▶ _WHAT IS BEING ASKED_
Once the pictures are set aside, transcribe the remaining data exactly.

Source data
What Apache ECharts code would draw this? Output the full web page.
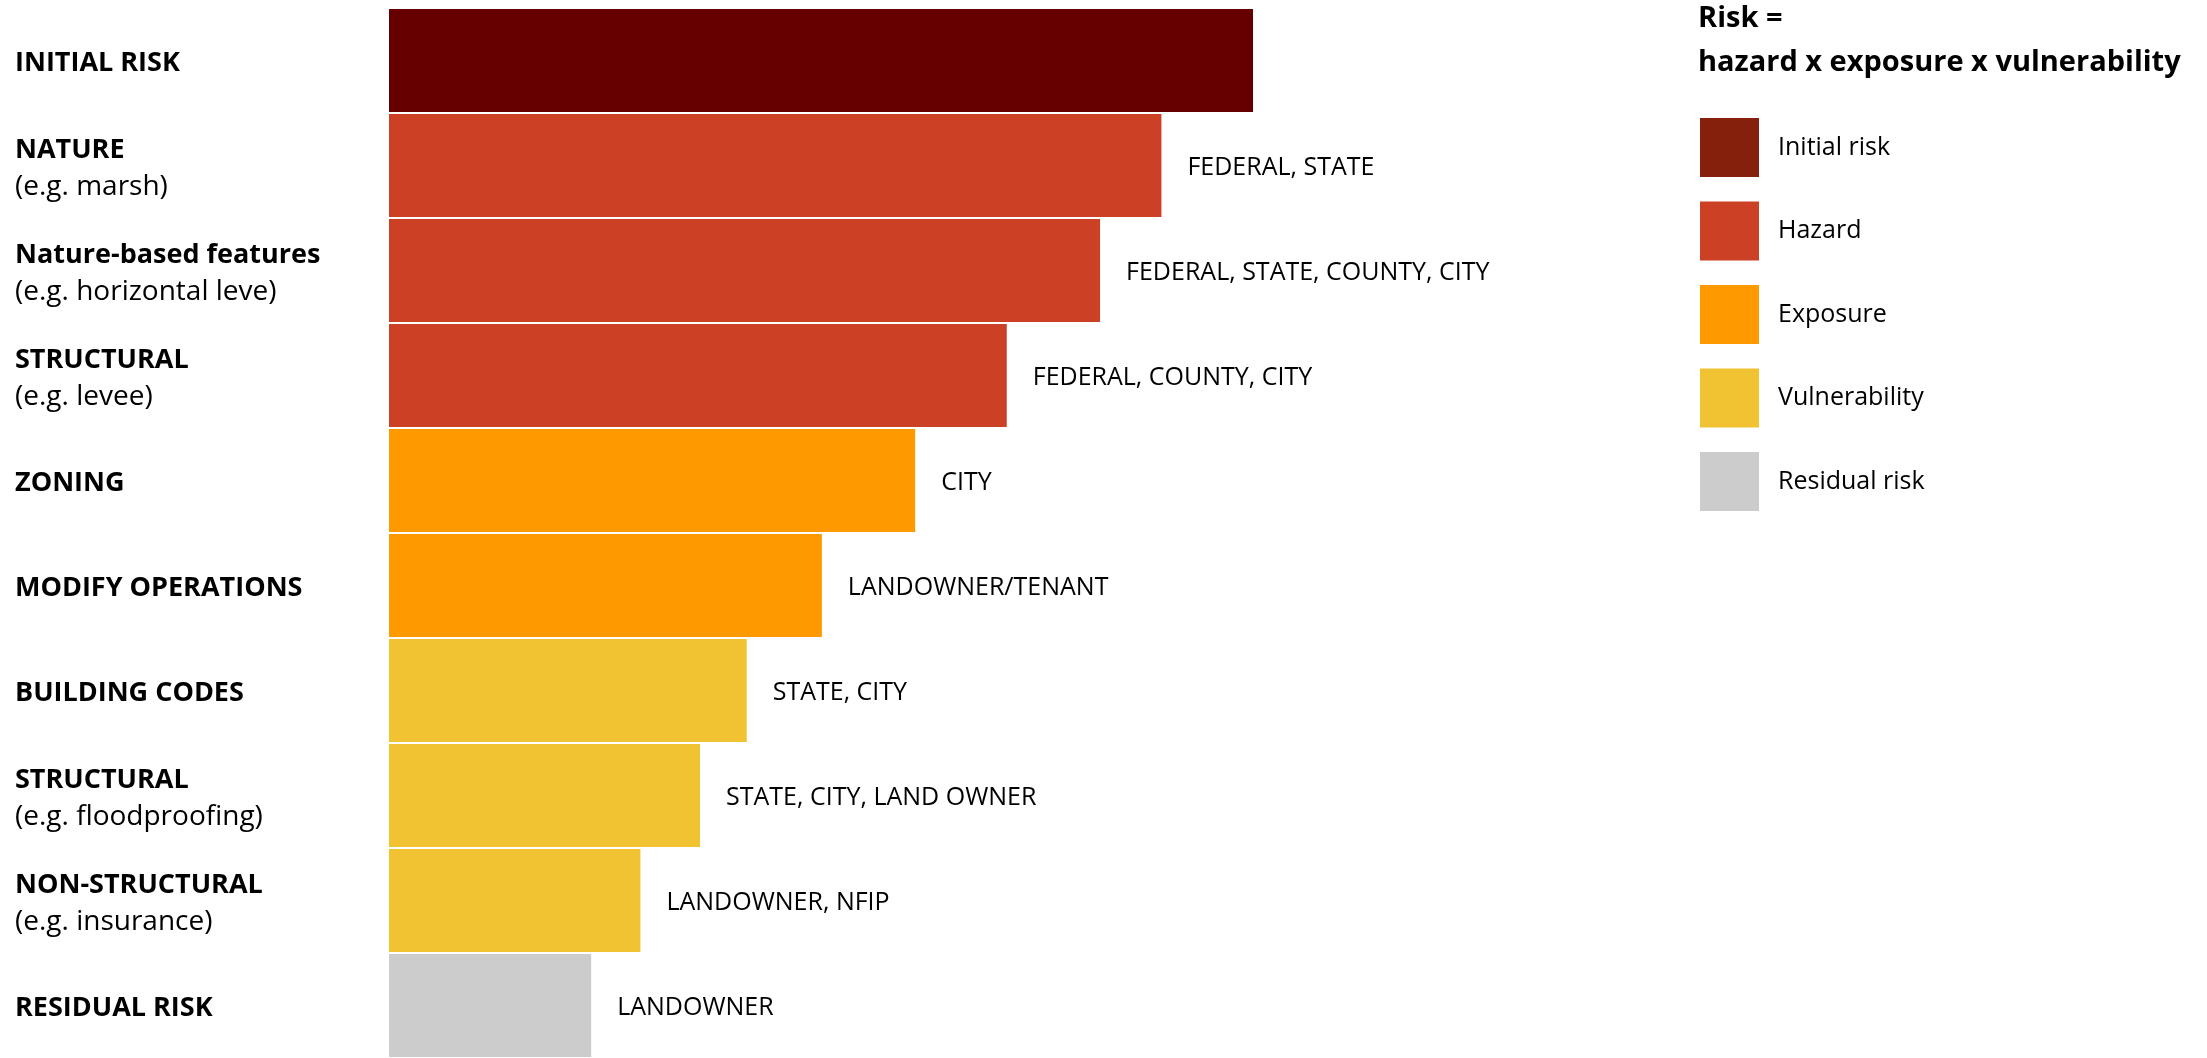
<!DOCTYPE html>
<html>
<head>
<meta charset="utf-8">
<script src="https://cdn.jsdelivr.net/npm/echarts@6/dist/echarts.min.js"></script>
<style>
html,body{margin:0;padding:0;background:#fff;}
#chart{width:2207px;height:1058px;}
</style>
</head>
<body>
<div id="chart"></div>
<script>
const categories = ['INITIAL RISK', 'NATURE', 'Nature-based features', 'STRUCTURAL', 'ZONING', 'MODIFY OPERATIONS', 'BUILDING CODES', 'STRUCTURAL', 'NON-STRUCTURAL', 'RESIDUAL RISK'];
const examples = ['', '(e.g. marsh)', '(e.g. horizontal leve)', '(e.g. levee)', '', '', '', '(e.g. floodproofing)', '(e.g. insurance)', ''];
const riskValues = [100, 89.4, 82.3, 71.5, 60.9, 50.1, 41.4, 36.0, 29.1, 23.4];
const agencies = ['', 'FEDERAL, STATE', 'FEDERAL, STATE, COUNTY, CITY', 'FEDERAL, COUNTY, CITY', 'CITY', 'LANDOWNER/TENANT', 'STATE, CITY', 'STATE, CITY, LAND OWNER', 'LANDOWNER, NFIP', 'LANDOWNER'];
const barGroups = ['Initial risk', 'Hazard', 'Hazard', 'Hazard', 'Exposure', 'Exposure', 'Vulnerability', 'Vulnerability', 'Vulnerability', 'Residual risk'];
const groupNames = ['Initial risk', 'Hazard', 'Exposure', 'Vulnerability', 'Residual risk'];
const barColors = ['#660000', '#CC4125', '#FF9900', '#F1C232', '#CCCCCC'];
const legendColors = ['#85200C', '#CC4125', '#FF9900', '#F1C232', '#CCCCCC'];
const titleText = 'Risk =\nhazard x exposure x vulnerability';

const FONT = '"Open Sans", "Noto Sans", sans-serif';

const series = groupNames.map((g, gi) => ({
  name: g,
  type: 'bar',
  stack: 'risk',
  barCategoryGap: '2%',
  itemStyle: { color: barColors[gi] },
  emphasis: { disabled: true },
  label: {
    show: true,
    position: 'right',
    distance: 26,
    offset: [0, 2],
    color: '#000',
    fontFamily: FONT,
    fontSize: 25,
    formatter: p => agencies[p.dataIndex]
  },
  data: riskValues.map((v, i) => barGroups[i] === g ? v : '-')
}));

const chart = echarts.init(document.getElementById('chart'));
chart.setOption({
  animation: false,
  backgroundColor: '#fff',
  title: {
    text: titleText,
    left: 1698,
    top: -3,
    padding: 0,
    textStyle: { fontFamily: FONT, fontSize: 29, fontWeight: 'bold', color: '#000', lineHeight: 44 }
  },
  legend: {
    orient: 'vertical',
    left: 1700,
    top: 118,
    padding: 0,
    itemWidth: 59,
    itemHeight: 59,
    itemGap: 24.5,
    icon: 'rect',
    selectedMode: false,
    textStyle: { fontFamily: FONT, fontSize: 25, color: '#000', padding: [6, 0, 0, 14] },
    data: groupNames.map((g, gi) => ({ name: g, itemStyle: { color: legendColors[gi] } }))
  },
  grid: { left: 389, top: 8, width: 864, height: 1056, containLabel: false },
  xAxis: {
    type: 'value', min: 0, max: 100, show: false, splitLine: { show: false }
  },
  yAxis: {
    type: 'category',
    inverse: true,
    data: categories,
    axisLine: { show: false },
    axisTick: { show: false },
    axisLabel: {
      align: 'left',
      margin: 374,
      padding: [6, 0, 0, 0],
      formatter: (val, idx) => examples[idx] ? `{b|${val}}\n{r|${examples[idx]}}` : `{b|${val}}`,
      rich: {
        b: { fontFamily: FONT, fontWeight: 'bold', fontSize: 27, lineHeight: 37, color: '#000' },
        r: { fontFamily: FONT, fontSize: 28, lineHeight: 37, color: '#000' }
      }
    }
  },
  series: series
});
</script>
</body>
</html>
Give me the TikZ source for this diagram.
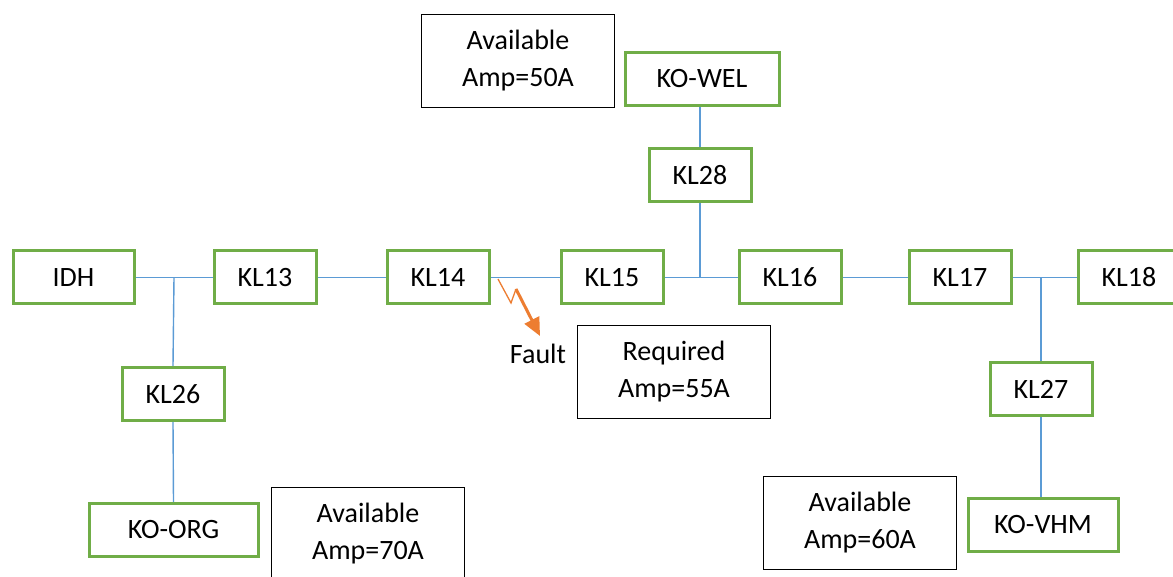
\documentclass[tikz,border=0pt]{standalone}
\usepackage{fontspec}
\setmainfont{Carlito}
\usetikzlibrary{arrows.meta}
\definecolor{grn}{RGB}{112,173,71}
\definecolor{blu}{RGB}{91,155,213}
\definecolor{org}{RGB}{237,125,49}
\begin{document}
\begin{tikzpicture}[x=1pt,y=-1pt,
  font=\fontsize{28}{37}\selectfont,
  gbox/.style={draw=grn, line width=3pt, minimum height=53pt, minimum width=102pt, inner sep=0pt},
  abox/.style={draw=black, line width=1pt, minimum width=193pt, minimum height=93pt, align=center, inner sep=0pt},
  wire/.style={draw=blu, line width=1.4pt},
  faultline/.style={draw=org, line width=1.3pt},
  faultarrow/.style={draw=org, line width=3pt, -{Triangle[length=18pt,width=16pt]}}]
\clip (0,0) rectangle (1173,577);
\fill[white] (0,0) rectangle (1173,577);
% green boxes
\node[gbox, minimum width=121pt] (IDH) at (73.5,277.5) {IDH};
\node[gbox] (KL13) at (265,277.5) {KL13};
\node[gbox] (KL14) at (438,277.5) {KL14};
\node[gbox] (KL15) at (612,277.5) {KL15};
\node[gbox] (KL16) at (790,277.5) {KL16};
\node[gbox] (KL17) at (960,277.5) {KL17};
\node[gbox] (KL18) at (1129,277.5) {KL18};
\node[gbox] (KL26) at (173,394) {KL26};
\node[gbox] (KL27) at (1041,389) {KL27};
\node[gbox] (KL28) at (700,175) {KL28};
\node[gbox, minimum width=154pt] (KOWEL) at (702,79) {KO-WEL};
\node[gbox, minimum width=169pt] (KOORG) at (173.5,530) {KO-ORG};
\node[gbox, minimum width=150pt] (KOVHM) at (1043,524.5) {KO-VHM};
% black info boxes
\node[abox] (A50) at (518,61) {Available\\Amp=50A};
\node[abox] (R55) at (674,372) {Required\\Amp=55A};
\node[abox] (A60) at (860,522.5) {Available\\Amp=60A};
\node[abox] (A70) at (368,534) {Available\\Amp=70A};
% junctions
\coordinate (j1) at (174,277.5);
\coordinate (j2) at (700,277.5);
\coordinate (j3) at (1041,277.5);
% wires
\draw[wire] (IDH.east) -- (KL13.west);
\draw[wire] (j1) -- (KL26.north);
\draw[wire] (KL26.south) -- (KOORG.north);
\draw[wire] (KL13.east) -- (KL14.west);
\draw[wire] (KL14.east) -- (KL15.west);
\draw[wire] (KL15.east) -- (KL16.west);
\draw[wire] (KOWEL.south -| j2) -- (KL28.north);
\draw[wire] (KL28.south) -- (j2);
\draw[wire] (KL16.east) -- (KL17.west);
\draw[wire] (KL17.east) -- (KL18.west);
\draw[wire] (j3) -- (KL27.north);
\draw[wire] (KL27.south) -- (KOVHM.north -| KL27.south);
% fault
\coordinate (f0) at (498,279);
\coordinate (f1) at (511,303);
\coordinate (f2) at (516,289);
\coordinate (f3) at (540,336);
\draw[faultline, line join=miter] (f0) -- (f1) -- (f2);
\draw[faultarrow] (f2) -- (f3);
\node[text=black] (fault) at (538,354) {Fault};
\end{tikzpicture}
\end{document}
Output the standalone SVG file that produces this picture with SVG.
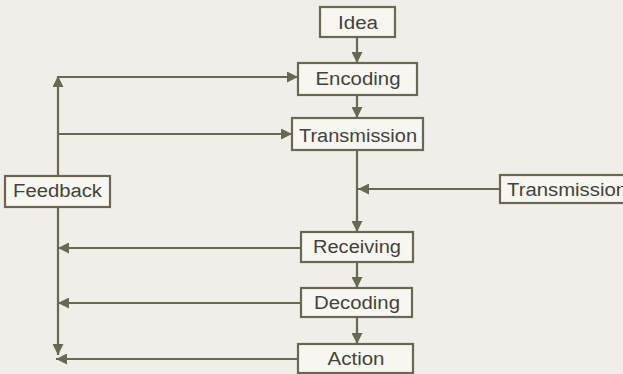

▶ _TASK OUTPUT_
What Apache ECharts code would draw this? Output the full web page.
<!DOCTYPE html>
<html>
<head>
<meta charset="utf-8">
<script src="https://cdn.jsdelivr.net/npm/echarts@6/dist/echarts.min.js"></script>
<style>
html,body{margin:0;padding:0;background:#fff;}
#chart{width:2207px;height:1058px;}
</style>
</head>
<body>
<div id="chart"></div>
<script>
const categories = ['INITIAL RISK', 'NATURE', 'Nature-based features', 'STRUCTURAL', 'ZONING', 'MODIFY OPERATIONS', 'BUILDING CODES', 'STRUCTURAL', 'NON-STRUCTURAL', 'RESIDUAL RISK'];
const examples = ['', '(e.g. marsh)', '(e.g. horizontal leve)', '(e.g. levee)', '', '', '', '(e.g. floodproofing)', '(e.g. insurance)', ''];
const riskValues = [100, 89.4, 82.3, 71.5, 60.9, 50.1, 41.4, 36.0, 29.1, 23.4];
const agencies = ['', 'FEDERAL, STATE', 'FEDERAL, STATE, COUNTY, CITY', 'FEDERAL, COUNTY, CITY', 'CITY', 'LANDOWNER/TENANT', 'STATE, CITY', 'STATE, CITY, LAND OWNER', 'LANDOWNER, NFIP', 'LANDOWNER'];
const barGroups = ['Initial risk', 'Hazard', 'Hazard', 'Hazard', 'Exposure', 'Exposure', 'Vulnerability', 'Vulnerability', 'Vulnerability', 'Residual risk'];
const groupNames = ['Initial risk', 'Hazard', 'Exposure', 'Vulnerability', 'Residual risk'];
const barColors = ['#660000', '#CC4125', '#FF9900', '#F1C232', '#CCCCCC'];
const legendColors = ['#85200C', '#CC4125', '#FF9900', '#F1C232', '#CCCCCC'];
const titleText = 'Risk =\nhazard x exposure x vulnerability';

const FONT = '"Open Sans", "Noto Sans", sans-serif';

const series = groupNames.map((g, gi) => ({
  name: g,
  type: 'bar',
  stack: 'risk',
  barCategoryGap: '2%',
  itemStyle: { color: barColors[gi] },
  emphasis: { disabled: true },
  label: {
    show: true,
    position: 'right',
    distance: 26,
    offset: [0, 2],
    color: '#000',
    fontFamily: FONT,
    fontSize: 25,
    formatter: p => agencies[p.dataIndex]
  },
  data: riskValues.map((v, i) => barGroups[i] === g ? v : '-')
}));

const chart = echarts.init(document.getElementById('chart'));
chart.setOption({
  animation: false,
  backgroundColor: '#fff',
  title: {
    text: titleText,
    left: 1698,
    top: -3,
    padding: 0,
    textStyle: { fontFamily: FONT, fontSize: 29, fontWeight: 'bold', color: '#000', lineHeight: 44 }
  },
  legend: {
    orient: 'vertical',
    left: 1700,
    top: 118,
    padding: 0,
    itemWidth: 59,
    itemHeight: 59,
    itemGap: 24.5,
    icon: 'rect',
    selectedMode: false,
    textStyle: { fontFamily: FONT, fontSize: 25, color: '#000', padding: [6, 0, 0, 14] },
    data: groupNames.map((g, gi) => ({ name: g, itemStyle: { color: legendColors[gi] } }))
  },
  grid: { left: 389, top: 8, width: 864, height: 1056, containLabel: false },
  xAxis: {
    type: 'value', min: 0, max: 100, show: false, splitLine: { show: false }
  },
  yAxis: {
    type: 'category',
    inverse: true,
    data: categories,
    axisLine: { show: false },
    axisTick: { show: false },
    axisLabel: {
      align: 'left',
      margin: 374,
      padding: [6, 0, 0, 0],
      formatter: (val, idx) => examples[idx] ? `{b|${val}}\n{r|${examples[idx]}}` : `{b|${val}}`,
      rich: {
        b: { fontFamily: FONT, fontWeight: 'bold', fontSize: 27, lineHeight: 37, color: '#000' },
        r: { fontFamily: FONT, fontSize: 28, lineHeight: 37, color: '#000' }
      }
    }
  },
  series: series
});
</script>
</body>
</html>
Give me the TikZ source for this diagram.
\documentclass[tikz,border=0pt]{standalone}
\usepackage{fontspec}
\setmainfont{Carlito}
\usetikzlibrary{arrows.meta}
\definecolor{grn}{RGB}{112,173,71}
\definecolor{blu}{RGB}{91,155,213}
\definecolor{org}{RGB}{237,125,49}
\begin{document}
\begin{tikzpicture}[x=1pt,y=-1pt,
  font=\fontsize{28}{37}\selectfont,
  gbox/.style={draw=grn, line width=3pt, minimum height=53pt, minimum width=102pt, inner sep=0pt},
  abox/.style={draw=black, line width=1pt, minimum width=193pt, minimum height=93pt, align=center, inner sep=0pt},
  wire/.style={draw=blu, line width=1.4pt},
  faultline/.style={draw=org, line width=1.3pt},
  faultarrow/.style={draw=org, line width=3pt, -{Triangle[length=18pt,width=16pt]}}]
\clip (0,0) rectangle (1173,577);
\fill[white] (0,0) rectangle (1173,577);
% green boxes
\node[gbox, minimum width=121pt] (IDH) at (73.5,277.5) {IDH};
\node[gbox] (KL13) at (265,277.5) {KL13};
\node[gbox] (KL14) at (438,277.5) {KL14};
\node[gbox] (KL15) at (612,277.5) {KL15};
\node[gbox] (KL16) at (790,277.5) {KL16};
\node[gbox] (KL17) at (960,277.5) {KL17};
\node[gbox] (KL18) at (1129,277.5) {KL18};
\node[gbox] (KL26) at (173,394) {KL26};
\node[gbox] (KL27) at (1041,389) {KL27};
\node[gbox] (KL28) at (700,175) {KL28};
\node[gbox, minimum width=154pt] (KOWEL) at (702,79) {KO-WEL};
\node[gbox, minimum width=169pt] (KOORG) at (173.5,530) {KO-ORG};
\node[gbox, minimum width=150pt] (KOVHM) at (1043,524.5) {KO-VHM};
% black info boxes
\node[abox] (A50) at (518,61) {Available\\Amp=50A};
\node[abox] (R55) at (674,372) {Required\\Amp=55A};
\node[abox] (A60) at (860,522.5) {Available\\Amp=60A};
\node[abox] (A70) at (368,534) {Available\\Amp=70A};
% junctions
\coordinate (j1) at (174,277.5);
\coordinate (j2) at (700,277.5);
\coordinate (j3) at (1041,277.5);
% wires
\draw[wire] (IDH.east) -- (KL13.west);
\draw[wire] (j1) -- (KL26.north);
\draw[wire] (KL26.south) -- (KOORG.north);
\draw[wire] (KL13.east) -- (KL14.west);
\draw[wire] (KL14.east) -- (KL15.west);
\draw[wire] (KL15.east) -- (KL16.west);
\draw[wire] (KOWEL.south -| j2) -- (KL28.north);
\draw[wire] (KL28.south) -- (j2);
\draw[wire] (KL16.east) -- (KL17.west);
\draw[wire] (KL17.east) -- (KL18.west);
\draw[wire] (j3) -- (KL27.north);
\draw[wire] (KL27.south) -- (KOVHM.north -| KL27.south);
% fault
\coordinate (f0) at (498,279);
\coordinate (f1) at (511,303);
\coordinate (f2) at (516,289);
\coordinate (f3) at (540,336);
\draw[faultline, line join=miter] (f0) -- (f1) -- (f2);
\draw[faultarrow] (f2) -- (f3);
\node[text=black] (fault) at (538,354) {Fault};
\end{tikzpicture}
\end{document}
Output the standalone SVG file that produces this picture with SVG.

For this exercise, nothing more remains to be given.